Select the locus from the dropdown list box. The next available allele id will be entered automatically (if the allele id format is set to integer). Paste the sequence in to form, set the status and select the sender name from the dropdown box. If the sender does not appear in the box, you will need to add them to the registered users.
The status reflects the level of curation that the curator has done personally - the curator should not rely on assurances from the submitter. The status can either be:
- Sanger trace checked
- Sequence trace files have been assembled and inspected by the curator.
- WGS: manual extract (BIGSdb)
- The sequence has been extracted manually from a BIGSdb database by the curator . There may be some manual intervention to identify the start and stop sites of the sequence.
- WGS: automated extract (BIGSdb)
- The sequences have been generated by a BIGSdb tag scanning run and have had no manual inspection or intervention.
- WGS: visually checked
- Short read data has been inspected visually using an alignment program by the curator.
- WGS: automatically checked
- The sequences have been checked by an automated algorithm that assesses the quality of the data to ensure it meets specified criteria.
- If none of the above match, then the sequence should be entered as unchecked.
You can also choose whether to designate the sequence as a type allele or not. Type alleles can be used to constrain the sequence search space when defining new alleles using the web-based scanner or offline auto allele definer.
Press submit. By default, the system will test whether your sequence is similar enough to existing alleles defined for that locus. The sequence will be rejected if it isn’t considered similar enough. This test can be overridden by checking the ‘Override sequence similarity check’ checkbox at the bottom. It will also check that the sequence length is within the allowed range for that locus.
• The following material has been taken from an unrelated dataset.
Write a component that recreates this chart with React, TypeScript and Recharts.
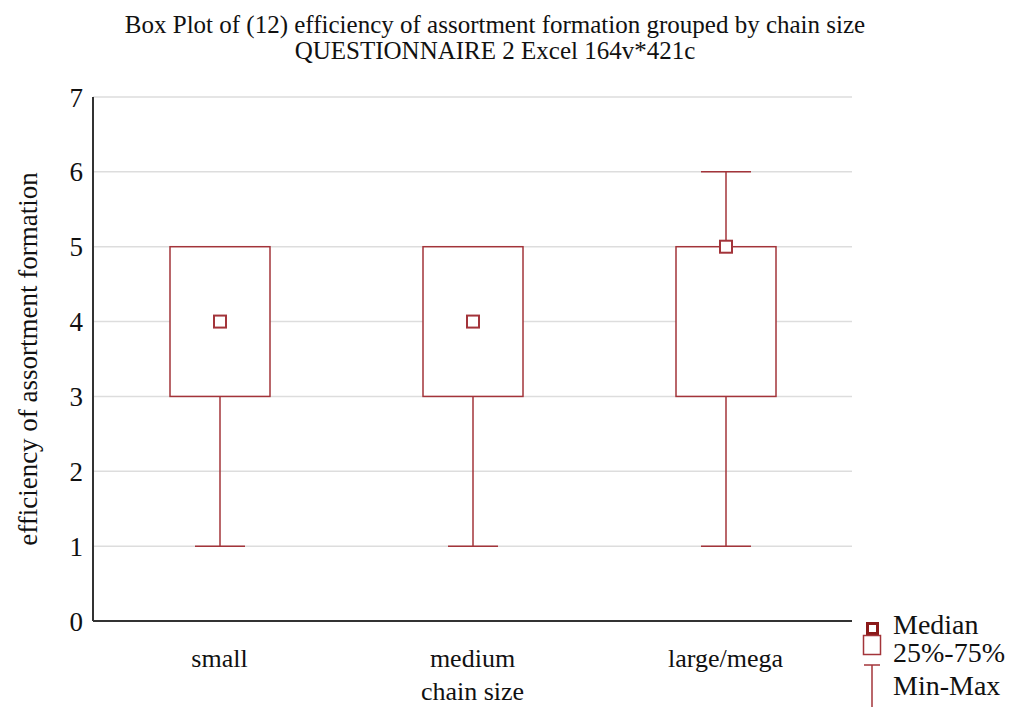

These checks can also be overridden by checking the ‘Override sequence length check’ checkbox, allowing the addition of unusual length alleles.
Sequences can also be associated with PubMed, ENA or Genbank id numbers by entering these as lists (one value per line) in the appropriate form box.
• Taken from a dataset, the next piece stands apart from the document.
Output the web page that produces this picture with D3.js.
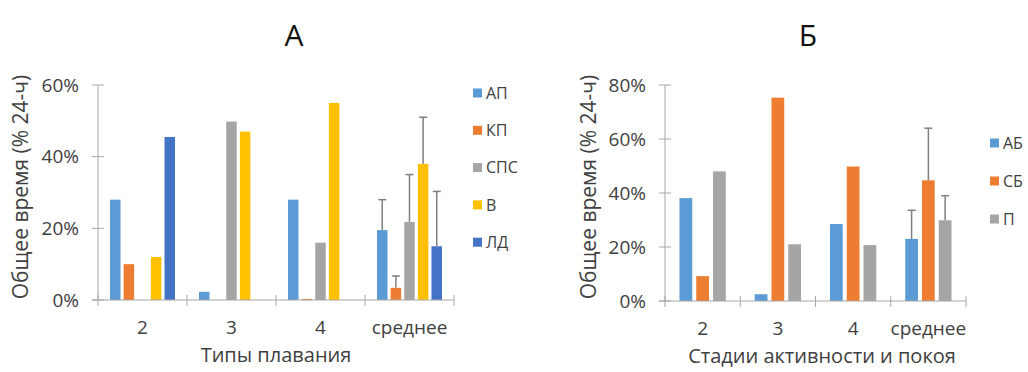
<!DOCTYPE html>
<html>
<head>
<meta charset="utf-8">
<script src="https://cdn.jsdelivr.net/npm/d3@7"></script>
<style>
  body { margin: 0; background: #fff; }
  svg { font-family: "Open Sans", sans-serif; }
  .tick-label { fill: #404040; font-size: 19px; }
  .axis-title { fill: #404040; font-size: 20px; }
  .y-title { font-size: 21px; }
  .legend-label { fill: #404040; font-size: 16px; }
  .panel-title { fill: #111; font-size: 30px; }
</style>
</head>
<body>
<svg id="chart" width="1028" height="372"></svg>
<script>
// categories shared by both panels
const categories = ['2', '3', '4', 'среднее'];

// panel A: swimming types
const seriesA = ['АП', 'КП', 'СПС', 'В', 'ЛД'];
const colorsA = ['#5b9bd5', '#ed7d31', '#a5a5a5', '#ffc000', '#4472c4'];
const valuesA = [
    [28, 2.3, 28, 19.5],    // АП
    [10, 0, 0.3, 3.4],      // КП
    [0, 49.8, 16, 21.8],    // СПС
    [12, 47, 55, 38],       // В
    [45.5, 0, 0, 15]        // ЛД
];
const errTopA = [28, 6.7, 35, 51, 30.3];   // upper error bar, "среднее" only
const ticksA = [0, 20, 40, 60];

// panel B: activity and rest stages
const seriesB = ['АБ', 'СБ', 'П'];
const colorsB = ['#5b9bd5', '#ed7d31', '#a5a5a5'];
const valuesB = [
    [38.1, 2.5, 28.5, 23],  // АБ
    [9.2, 75.3, 49.8, 44.7],// СБ
    [48, 21, 20.7, 29.9]    // П
];
const errTopB = [33.6, 64, 39];
const ticksB = [0, 20, 40, 60, 80];

const svg = d3.select('#chart');

function drawPanel(cfg) {
    const g = svg.append('g');
    const axisColor = '#a6a6a6';

    const y = d3.scaleLinear().domain([0, cfg.yMax]).range([cfg.bottom, cfg.top]);
    const x = d3.scaleBand().domain(categories).range([cfg.left, cfg.right]).padding(0);
    const groupW = x.bandwidth() * cfg.groupFrac;
    const xs = d3.scaleBand().domain(cfg.series)
        .range([0, groupW]).paddingInner(cfg.barPad);

    // title
    g.append('text')
        .attr('class', 'panel-title')
        .attr('x', cfg.titleX)
        .attr('y', 46)
        .attr('text-anchor', 'middle')
        .text(cfg.title);

    // y axis line + crossing ticks
    g.append('line')
        .attr('x1', cfg.left).attr('x2', cfg.left)
        .attr('y1', y(cfg.yMax)).attr('y2', cfg.bottom)
        .attr('stroke', axisColor);
    g.selectAll('.ytick').data(cfg.ticks).join('line')
        .attr('x1', cfg.left - 6).attr('x2', cfg.left + 6)
        .attr('y1', d => y(d)).attr('y2', d => y(d))
        .attr('stroke', axisColor);
    g.selectAll('.ylab').data(cfg.ticks).join('text')
        .attr('class', 'tick-label')
        .attr('x', cfg.left - 19)
        .attr('y', d => y(d))
        .attr('dy', '0.35em')
        .attr('text-anchor', 'end')
        .text(d => d + '%');

    // bars
    cfg.series.forEach((s, i) => {
        g.selectAll('.bar-' + i)
            .data(categories.map((c, j) => ({ c: c, v: cfg.values[i][j] })))
            .join('rect')
            .attr('x', d => x(d.c) + (x.bandwidth() - groupW) / 2 + xs(s))
            .attr('width', xs.bandwidth())
            .attr('y', d => y(d.v))
            .attr('height', d => cfg.bottom - y(d.v))
            .attr('fill', cfg.colors[i]);
    });

    // error bars on "среднее"
    const mean = categories[categories.length - 1];
    cfg.series.forEach((s, i) => {
        const cx = x(mean) + (x.bandwidth() - groupW) / 2 + xs(s) + xs.bandwidth() / 2;
        const v = cfg.values[i][categories.length - 1];
        g.append('line')
            .attr('x1', cx).attr('x2', cx)
            .attr('y1', y(v)).attr('y2', y(cfg.errTop[i]))
            .attr('stroke', '#7f7f7f').attr('stroke-width', 1.5);
        g.append('line')
            .attr('x1', cx - 4).attr('x2', cx + 4)
            .attr('y1', y(cfg.errTop[i])).attr('y2', y(cfg.errTop[i]))
            .attr('stroke', '#7f7f7f').attr('stroke-width', 1.5);
    });

    // x axis line + boundary ticks
    g.append('line')
        .attr('x1', cfg.left - 6).attr('x2', cfg.right)
        .attr('y1', cfg.bottom).attr('y2', cfg.bottom)
        .attr('stroke', axisColor);
    const bounds = categories.map(c => x(c)).concat([cfg.right]);
    g.selectAll('.xtick').data(bounds).join('line')
        .attr('x1', d => d).attr('x2', d => d)
        .attr('y1', cfg.bottom - 5).attr('y2', cfg.bottom + 6)
        .attr('stroke', axisColor);
    g.selectAll('.xlab').data(categories).join('text')
        .attr('class', 'tick-label')
        .attr('x', d => x(d) + x.bandwidth() / 2)
        .attr('y', cfg.bottom + 34)
        .attr('text-anchor', 'middle')
        .text(d => d);

    // axis titles
    g.append('text')
        .attr('class', 'axis-title')
        .attr('x', cfg.xTitleX)
        .attr('y', cfg.bottom + 62)
        .attr('text-anchor', 'middle')
        .text(cfg.xTitle);
    const ytx = cfg.yTitleX, yty = 187;
    g.append('text')
        .attr('class', 'axis-title y-title')
        .attr('x', ytx).attr('y', yty)
        .attr('text-anchor', 'middle')
        .attr('transform', `rotate(-90, ${ytx}, ${yty})`)
        .text('Общее время (% 24-ч)');

    // legend
    const lg = g.selectAll('.legend').data(cfg.series).join('g')
        .attr('transform', (d, i) => `translate(${cfg.legendX}, ${cfg.legendY + i * cfg.legendStep})`);
    lg.append('rect')
        .attr('x', 0).attr('y', -4.5)
        .attr('width', 9).attr('height', 9)
        .attr('fill', (d, i) => cfg.colors[i]);
    lg.append('text')
        .attr('class', 'legend-label')
        .attr('x', 13).attr('dy', '0.35em')
        .text(d => d);
}

drawPanel({
    title: 'А', titleX: 294,
    left: 98, right: 454, top: 85, bottom: 300, yMax: 60,
    ticks: ticksA, series: seriesA, colors: colorsA, values: valuesA, errTop: errTopA,
    groupFrac: 0.73, barPad: 0.23,
    xTitle: 'Типы плавания', xTitleX: 276, yTitleX: 28,
    legendX: 473, legendY: 93, legendStep: 37.3
});

drawPanel({
    title: 'Б', titleX: 808,
    left: 665, right: 966, top: 85, bottom: 301, yMax: 80,
    ticks: ticksB, series: seriesB, colors: colorsB, values: valuesB, errTop: errTopB,
    groupFrac: 0.615, barPad: 0.24,
    xTitle: 'Стадии активности и покоя', xTitleX: 822, yTitleX: 596,
    legendX: 990, legendY: 143, legendStep: 38
});
</script>
</body>
</html>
Batch adding multiple alleles¶
There are two methods of batch adding alleles. You can either upload a spreadsheet with all fields in tabular format, or you can upload a FASTA file provided all sequences are for the same locus and have the same status.
Upload using a spreadsheet¶
Click the batch add (++) sequences link on the curator’s main page.
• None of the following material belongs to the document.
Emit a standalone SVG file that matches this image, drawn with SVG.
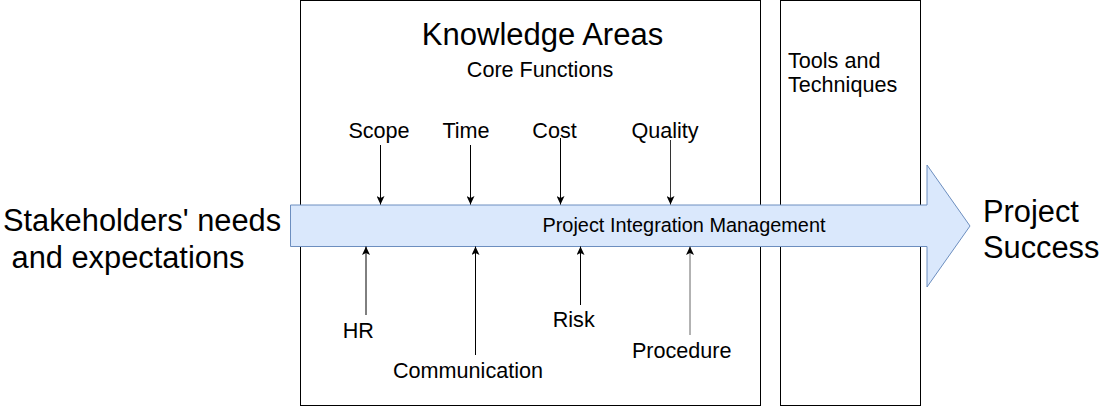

Download a template Excel file from the following page.
Fill in the spreadsheet. If the locus uses integer allele identifiers, the allele_id can be left blank and the next available number will be used automatically.
The status can be either: ‘Sanger trace checked’, ‘WGS: manual extract (BIGSdb)’, ‘WGS: automated extract (BIGSdb)’, ‘WGS: visually checked’, ‘WGS: automatically checked’ or ‘unchecked’. See full explanations for these in the single allele upload section.
The ‘type_allele’ field is boolean (true/false) and specifies if the sequence should be considered as a type allele. These can be used to constrain the sequence search space when defining new alleles using the web-based scanner or offline auto allele definer.
Paste the entire sheet in to the web form and select the sender from the dropdown box.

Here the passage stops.